Между тем даже умеренная театрализация требует коренных изменений как в самой пьесе, так и в осуществлении постановки — изменений, производимых в соответствии с тщательно разработанным планом, а не в итоге случайных, пусть даже удачных, находок.

Неудачи и даже полный провал многих попыток театрализованной трактовки пьесы объясняются тем, что драматурги и постановщики не понимают того, что для успешного осуществления на сцене подобных экспериментов нужны новый стиль и новая форма; они же исходят в своем творчестве лишь из отрицания старых форм. Произвольно попирая традиции реализма, они еще не выработали новых традиций, столь же жизнеспособных и осмысленных. В результате мы имеем слепленную наугад драматургию и непродуманные постановки.

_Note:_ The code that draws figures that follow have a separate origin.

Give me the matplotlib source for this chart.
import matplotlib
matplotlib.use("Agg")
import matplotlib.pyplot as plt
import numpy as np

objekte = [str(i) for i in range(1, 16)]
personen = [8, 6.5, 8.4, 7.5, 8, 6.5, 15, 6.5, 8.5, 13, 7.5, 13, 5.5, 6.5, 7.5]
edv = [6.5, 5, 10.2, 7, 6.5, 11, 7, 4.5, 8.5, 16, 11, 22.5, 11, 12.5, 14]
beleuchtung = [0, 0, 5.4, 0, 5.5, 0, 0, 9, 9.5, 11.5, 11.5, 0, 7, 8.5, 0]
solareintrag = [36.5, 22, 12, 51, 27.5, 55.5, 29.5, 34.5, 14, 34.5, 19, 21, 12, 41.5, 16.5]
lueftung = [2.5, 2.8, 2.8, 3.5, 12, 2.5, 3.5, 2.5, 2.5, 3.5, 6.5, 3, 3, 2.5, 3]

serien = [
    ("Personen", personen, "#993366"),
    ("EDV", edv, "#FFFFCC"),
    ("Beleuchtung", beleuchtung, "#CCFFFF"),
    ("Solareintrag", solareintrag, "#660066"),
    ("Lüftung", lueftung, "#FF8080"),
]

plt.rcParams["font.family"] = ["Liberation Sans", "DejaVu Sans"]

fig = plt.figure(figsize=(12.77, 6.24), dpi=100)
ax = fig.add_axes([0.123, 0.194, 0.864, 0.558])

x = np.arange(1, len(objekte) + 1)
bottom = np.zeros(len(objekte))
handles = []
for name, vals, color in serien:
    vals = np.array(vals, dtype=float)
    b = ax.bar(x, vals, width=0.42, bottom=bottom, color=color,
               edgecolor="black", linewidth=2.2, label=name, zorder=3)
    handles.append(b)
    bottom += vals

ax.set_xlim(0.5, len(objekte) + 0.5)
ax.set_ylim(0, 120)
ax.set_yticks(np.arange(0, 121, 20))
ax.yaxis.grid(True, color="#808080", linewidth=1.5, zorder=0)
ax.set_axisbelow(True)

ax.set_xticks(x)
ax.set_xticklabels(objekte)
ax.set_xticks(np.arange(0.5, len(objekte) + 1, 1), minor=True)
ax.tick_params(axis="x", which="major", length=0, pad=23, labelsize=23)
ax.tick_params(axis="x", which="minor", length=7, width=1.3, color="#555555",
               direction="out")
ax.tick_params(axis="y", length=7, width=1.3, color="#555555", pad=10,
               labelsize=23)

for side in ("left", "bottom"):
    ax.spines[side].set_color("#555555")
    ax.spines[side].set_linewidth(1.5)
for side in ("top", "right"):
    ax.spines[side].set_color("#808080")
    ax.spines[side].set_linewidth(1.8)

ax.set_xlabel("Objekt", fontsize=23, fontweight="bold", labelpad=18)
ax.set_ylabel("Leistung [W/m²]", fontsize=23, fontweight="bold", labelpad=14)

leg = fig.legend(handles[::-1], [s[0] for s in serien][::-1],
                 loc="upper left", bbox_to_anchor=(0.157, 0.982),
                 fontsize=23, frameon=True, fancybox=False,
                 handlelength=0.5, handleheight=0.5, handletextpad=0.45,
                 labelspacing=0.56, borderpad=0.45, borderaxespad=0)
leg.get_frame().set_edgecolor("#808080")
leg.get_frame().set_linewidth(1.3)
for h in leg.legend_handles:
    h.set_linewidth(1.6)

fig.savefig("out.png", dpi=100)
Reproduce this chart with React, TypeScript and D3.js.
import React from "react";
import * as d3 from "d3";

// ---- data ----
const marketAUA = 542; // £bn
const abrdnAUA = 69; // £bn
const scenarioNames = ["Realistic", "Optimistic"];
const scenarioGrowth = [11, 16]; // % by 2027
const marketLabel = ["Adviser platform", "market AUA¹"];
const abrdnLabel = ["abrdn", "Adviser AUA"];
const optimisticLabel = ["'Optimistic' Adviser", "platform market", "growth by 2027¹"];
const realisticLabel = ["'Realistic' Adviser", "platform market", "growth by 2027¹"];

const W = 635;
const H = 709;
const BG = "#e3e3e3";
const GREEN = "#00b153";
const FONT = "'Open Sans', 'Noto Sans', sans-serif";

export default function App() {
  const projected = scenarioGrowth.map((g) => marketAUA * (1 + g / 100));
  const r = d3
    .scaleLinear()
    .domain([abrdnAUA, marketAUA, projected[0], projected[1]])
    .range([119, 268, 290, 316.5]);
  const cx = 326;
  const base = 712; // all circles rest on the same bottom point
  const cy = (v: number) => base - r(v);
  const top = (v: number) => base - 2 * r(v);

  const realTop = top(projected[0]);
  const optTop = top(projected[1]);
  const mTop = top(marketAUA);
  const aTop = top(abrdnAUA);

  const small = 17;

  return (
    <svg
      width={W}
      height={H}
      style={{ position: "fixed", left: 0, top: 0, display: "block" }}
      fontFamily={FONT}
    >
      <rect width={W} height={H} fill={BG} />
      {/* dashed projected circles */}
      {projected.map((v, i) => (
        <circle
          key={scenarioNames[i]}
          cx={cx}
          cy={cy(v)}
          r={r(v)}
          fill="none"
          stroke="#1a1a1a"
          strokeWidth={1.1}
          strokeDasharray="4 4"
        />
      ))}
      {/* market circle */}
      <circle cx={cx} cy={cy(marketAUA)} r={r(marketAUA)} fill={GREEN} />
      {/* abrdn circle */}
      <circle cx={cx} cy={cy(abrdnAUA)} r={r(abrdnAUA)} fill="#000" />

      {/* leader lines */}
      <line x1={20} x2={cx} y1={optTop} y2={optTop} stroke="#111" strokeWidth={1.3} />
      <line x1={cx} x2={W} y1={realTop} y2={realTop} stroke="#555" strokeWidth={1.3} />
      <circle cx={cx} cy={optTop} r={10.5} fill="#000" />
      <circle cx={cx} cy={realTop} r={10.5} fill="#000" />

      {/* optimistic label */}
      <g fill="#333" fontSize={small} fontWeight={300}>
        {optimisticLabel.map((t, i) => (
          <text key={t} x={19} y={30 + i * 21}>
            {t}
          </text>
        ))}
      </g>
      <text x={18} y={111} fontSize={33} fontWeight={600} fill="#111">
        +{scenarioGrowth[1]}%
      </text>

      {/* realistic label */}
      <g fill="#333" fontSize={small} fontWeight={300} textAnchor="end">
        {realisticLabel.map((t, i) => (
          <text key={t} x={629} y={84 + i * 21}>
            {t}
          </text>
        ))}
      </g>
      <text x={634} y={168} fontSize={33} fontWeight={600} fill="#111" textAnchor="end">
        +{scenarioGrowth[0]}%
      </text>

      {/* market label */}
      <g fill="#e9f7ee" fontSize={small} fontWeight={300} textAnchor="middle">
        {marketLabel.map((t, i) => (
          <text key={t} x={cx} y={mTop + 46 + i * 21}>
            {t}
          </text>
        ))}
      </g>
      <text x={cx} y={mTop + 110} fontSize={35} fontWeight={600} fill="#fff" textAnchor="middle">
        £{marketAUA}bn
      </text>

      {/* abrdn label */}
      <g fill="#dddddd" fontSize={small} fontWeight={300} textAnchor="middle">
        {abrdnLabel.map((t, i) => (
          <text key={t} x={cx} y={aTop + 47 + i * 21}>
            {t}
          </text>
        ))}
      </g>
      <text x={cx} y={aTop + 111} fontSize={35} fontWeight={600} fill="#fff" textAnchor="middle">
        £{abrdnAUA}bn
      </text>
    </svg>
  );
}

Преобладающими стилями в театральном искусстве нашего века являются игривая театральность (главным образом в комедиях)[117] и формализм. Кроме того, нужно {190} упомянуть «элегантную театральность», представляющую собой нечто среднее между ними, хотя данный стиль и не приобрел еще отчетливой формы. Элегантную театральность можно обнаружить в постановках коммерческих театров любой страны, но преимущественно Англии, где в этой манере ставятся как старые, так и новые пьесы. Для таких пьес, как «Уловка дамского угодника» Фаркера или «Венера в поле зрения» Фрая, «Антоний и Клеопатра» Шекспира и «Цезарь и Клеопатра» Шоу, характерны скорее внешний лоск и изящество движений, чем глубокое раскрытие смысла и потенциальной силы жизненных ситуаций. Например, спектакль «Цезарь и Клеопатра», поставленный в 1950 гг. Лоуренсом Оливье на вертящейся сцене, больше радовал глаз, чем говорил уму. Актерское исполнение в постановках этого стиля обычно не бывает грубым или неотработанным, но оно не передает основной мысли пьесы и не раскрывает характеров действующих лиц. Такие постановки обычно выглядят, как сменяющие друг друга групповые портреты актеров, поражающих зрителя блестящей техникой речи. Иное дело — шекспировские спектакли (к которым благоволят искусствоведы и «светские» театралы), где песни и танцы наряду с прелестными костюмами и красивым оформлением сцены по меньшей мере обогащают, если и не всегда оживляют, действие пьесы. Нью-йоркский спектакль «Как вам это понравится», поставленный в «Тиэтер гилд» с Кэтрин Хэпборн в главной роли, заслуженно получил высокую оценку журнала «Шекспир Куотерли», хотя в том, что происходило на сцене, было — из-за множества вставных песенных номеров — больше от Рудольфа Фримла, чем от Шекспира. Обычно спектакли, претендующие на «культурность», характеризуются известной церемонностью, им свойствен серьезный тон, подчас удачно сочетающийся с вежливой шуткой. В изящных движениях актеров и в их четкой дикции, как и в декорациях, костюмах, серьезном музыкальном сопровождении и условных танцах, много церемонного. Такая «аристократическая» театральность достигла кульминации в спектакле «Сон в летнюю ночь» Шекспира, поставленном в английском театре «Олд Вик» в 1953 – 1954 гг. Об этой постановке можно сказать, что {191} она буквально «источала культуру» под небрежно исполнявшуюся музыку Мендельсона.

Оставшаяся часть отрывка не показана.